The recognition quality was only checked on individual pages by the respective pilot libraries, as there is no Ground Truth available for the test books. Overall, the results of this first test run are promising. The Mannheim University Library has tested OCR-D with a focus on Tesseract processors on five prints from the 16th to 19th century. On antiqua prints from the 17th and 18th centuries and a blackletter (Fraktur) text from the 19th century, as expected, the best results of - in the case of the antiqua - significantly less than 0.1 CER were achieved for the raw data, whereas the blackletter prints from the 17th century was slightly above 0.1 CER. The greatest challenge was the 16th century blackletter, where only a CER of just under 0.16 was reached. The BBAW provides a comprehensive insight into their testing, by making their report and data publicly available.

The OCR-D testers formulate some desiderata especially with regard to documentation, quality and usability of the processors as well as their future scalability. The requirements for the documentation of the OCR-D software have already been implemented to a large extent, though documentation as a whole is regarded as a continuous task which must successively include above all practical experience in the application of the OCR-D software. For the processors, some improvements would still be desirable, especially in layout recognition and post-correction. The corresponding developments of the OCR-D module projects could only be tested to a limited extent due to their development stage or their special technical requirements (GPU). Hopefully, the above mentioned desiderata can be met with their results or with further models. For the use of the OCR-D software in mass digitisation, the runtime of several processors - as originally planned for the third project phase - still needs to be optimised, and the possibilities for parallelisation should also be expanded.

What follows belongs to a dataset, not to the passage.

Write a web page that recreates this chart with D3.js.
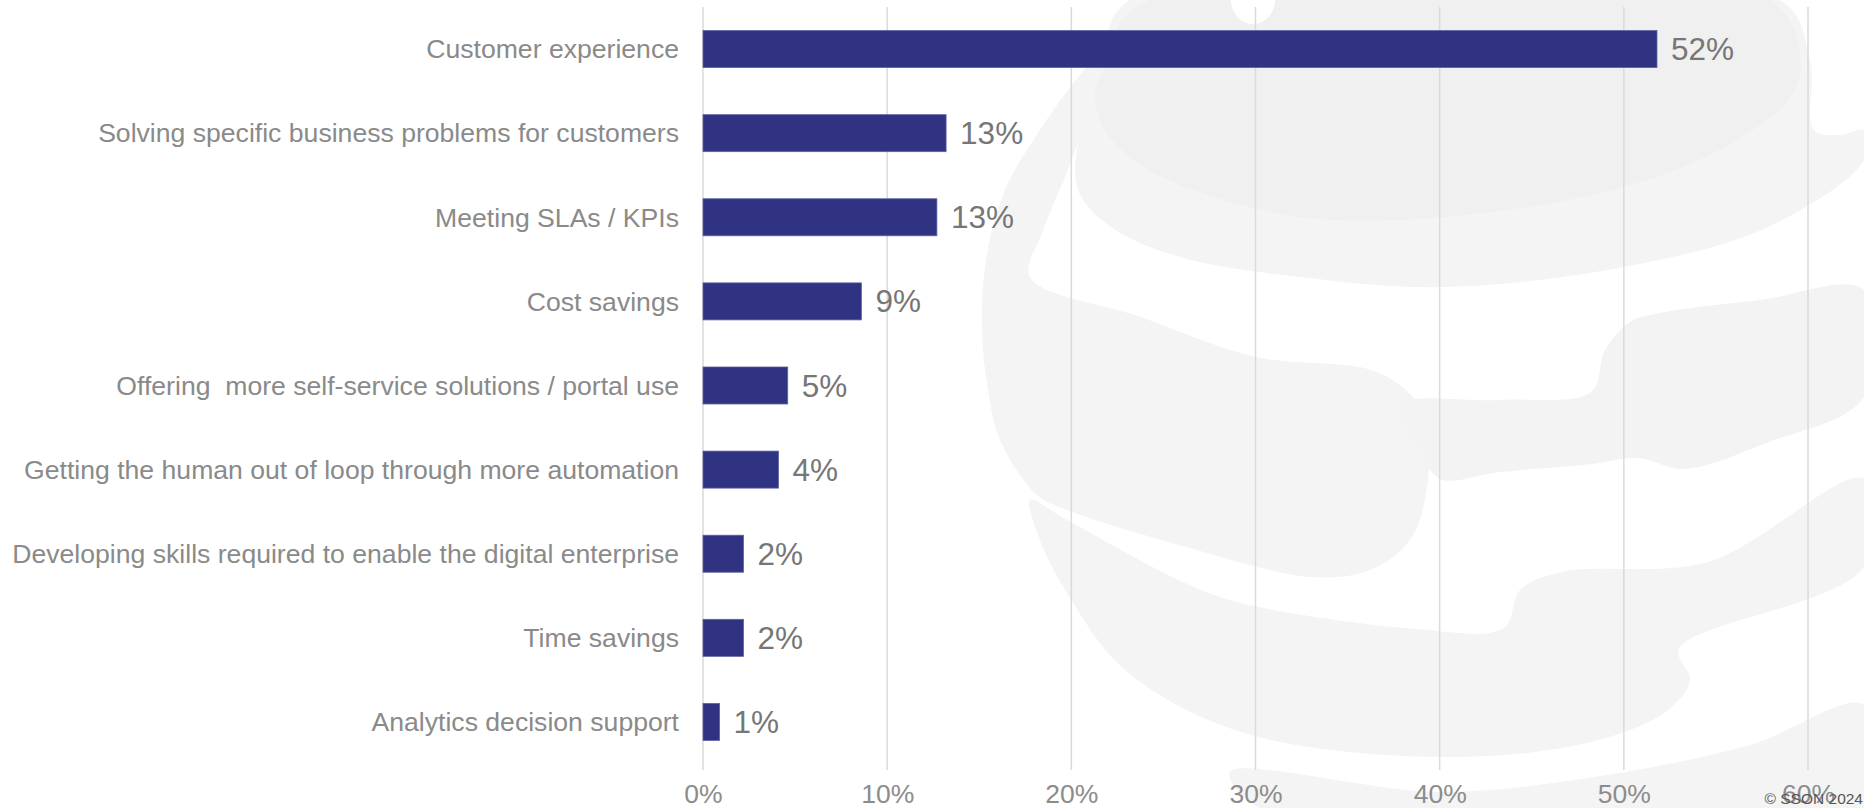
<!DOCTYPE html>
<html>
<head>
<meta charset="utf-8">
<script src="https://cdn.jsdelivr.net/npm/d3@7"></script>
<style>
  html, body { margin: 0; padding: 0; background: #ffffff; }
  svg { display: block; }
  text { font-family: "Liberation Sans", Arial, sans-serif; }
</style>
</head>
<body>
<svg id="chart" width="1864" height="808"></svg>
<script>
// ---- data ----
const categories = [
  "Customer experience",
  "Solving specific business problems for customers",
  "Meeting SLAs / KPIs",
  "Cost savings",
  "Offering  more self-service solutions / portal use",
  "Getting the human out of loop through more automation",
  "Developing skills required to enable the digital enterprise",
  "Time savings",
  "Analytics decision support"
];
const values = [0.518, 0.132, 0.127, 0.086, 0.046, 0.041, 0.022, 0.022, 0.009];
const tickValues = [0, 0.1, 0.2, 0.3, 0.4, 0.5, 0.6];
const copyrightText = "\u00A9 SSON 2024";

// ---- decorative watermark outlines (background logo, not data) ----
const wmBand = [ // upper band around dome
  [1130,0],[1780,0],[1810,60],[1814,130],[1840,135],[1864,130],[1864,160],[1768,227],[1624,267],
  [1444,287],[1300,277],[1180,257],[1111,227],[1078,190],[1080,130],[1100,60]
];
const wmDome = [
  [1150,0],[1770,0],[1800,55],[1792,95],[1732,143],[1624,187],[1444,217],[1300,217],
  [1180,185],[1134,160],[1103,127],[1095,90],[1110,40]
];
const wmLeft = [
  [1110,45],[1092,100],[1069,167],[1042,233],[1030,277],[1141,317],[1256,357],[1371,370],
  [1409,393],[1425,420],[1428,480],[1410,540],[1370,570],[1311,577],[1183,546],[1067,510],
  [1037,495],[1000,440],[988,390],[982,330],[986,260],[1005,190],[1040,130],[1080,75]
];
const wmMidRight = [
  [1400,405],[1500,400],[1591,392],[1605,350],[1630,322],[1660,313],[1760,300],[1864,290],
  [1864,397],[1766,443],[1684,469],[1638,458],[1591,464],[1500,472],[1440,479],[1420,450]
];
const wmLower = [
  [1030,500],[1067,520],[1183,582],[1241,603],[1416,629],[1504,628],[1520,590],[1562,572],
  [1708,562],[1864,479],[1864,567],[1679,649],[1690,680],[1667,711],[1591,742],[1440,757],
  [1241,732],[1125,670],[1067,593],[1040,540]
];
const wmBottom = [
  [1230,772],[1440,792],[1600,776],[1750,745],[1864,705],[1864,808],[1260,808]
];

const svg = d3.select("#chart");

// watermark
const wm = svg.append("g").attr("class", "watermark");
const closed = d3.line().curve(d3.curveCatmullRomClosed.alpha(0.5));
[[wmBand, "#f4f4f4"], [wmDome, "#f0f0f0"], [wmLeft, "#f4f4f4"], [wmMidRight, "#f3f3f3"],
 [wmLower, "#f4f4f4"], [wmBottom, "#f4f4f4"]].forEach(([pts, c]) => {
  wm.append("path").attr("d", closed(pts)).attr("fill", c);
});
wm.append("ellipse").attr("cx", 1253).attr("cy", 0).attr("rx", 22).attr("ry", 24).attr("fill", "#ffffff");

// scales
const x = d3.scaleLinear().domain([0, 0.6]).range([703, 1808]);
const y = d3.scaleBand().domain(categories).range([7, 764]).paddingInner(0.56).paddingOuter(0.28);

// gridlines
svg.append("g").selectAll("line").data(tickValues).join("line")
  .attr("x1", d => x(d)).attr("x2", d => x(d))
  .attr("y1", 7).attr("y2", 770)
  .attr("stroke", "#dadada").attr("stroke-width", 1.5);

// x axis tick labels
const xAxis = d3.axisBottom(x).tickValues(tickValues).tickFormat(d3.format(".0%")).tickSize(0).tickPadding(0);
const gx = svg.append("g").attr("transform", "translate(0,784)").call(xAxis);
gx.select(".domain").remove();
gx.selectAll("text")
  .attr("dy", null).attr("y", 19)
  .attr("font-size", 26.5).attr("fill", "#8c8c8c")
  .style("font-family", "'Liberation Sans', Arial, sans-serif");

// bars
svg.append("g").selectAll("rect").data(values).join("rect")
  .attr("x", x(0))
  .attr("y", (d, i) => y(categories[i]))
  .attr("width", d => x(d) - x(0))
  .attr("height", y.bandwidth())
  .attr("fill", "#2f3381")
  .attr("stroke", "#5d61a3").attr("stroke-width", 0.8);

// category labels
const yAxis = d3.axisLeft(y).tickSize(0).tickPadding(0);
const gy = svg.append("g").attr("transform", "translate(679,0)").call(yAxis);
gy.select(".domain").remove();
gy.selectAll("text")
  .attr("x", 0).attr("dy", "0.35em")
  .attr("font-size", 26.6).attr("fill", "#8a8a8a")
  .style("white-space", "pre")
  .style("font-family", "'Liberation Sans', Arial, sans-serif");

// value labels
svg.append("g").selectAll("text").data(values).join("text")
  .attr("x", d => x(d) + 14)
  .attr("y", (d, i) => y(categories[i]) + y.bandwidth() / 2)
  .attr("dy", "0.35em")
  .attr("font-size", 31.5).attr("fill", "#767676")
  .text(d => Math.round(d * 100) + "%");

// copyright
svg.append("text")
  .attr("x", 1863).attr("y", 804)
  .attr("text-anchor", "end")
  .attr("font-size", 15.5).attr("fill", "#555555")
  .text(copyrightText);
</script>
</body>
</html>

The testers positively emphasized the modular and transparent structure of the OCR-D software, which distinguishes it in particular from other OCR solutions and allows the its users to configure optimal workflows for particular use cases. Furthermore, all OCR-D source code is freely available and can be further developed by experts specialized in their respective fields and can be adapted in-house for usage in experiments on the OCR workflow without extensive programming work. In case of questions and problems, the developers quickly provide low-threshold support. All in all, it is comparatively easy to initiate the robustly running OCR-D full-text generation process, which is still in need of further optimization but already delivers promising results.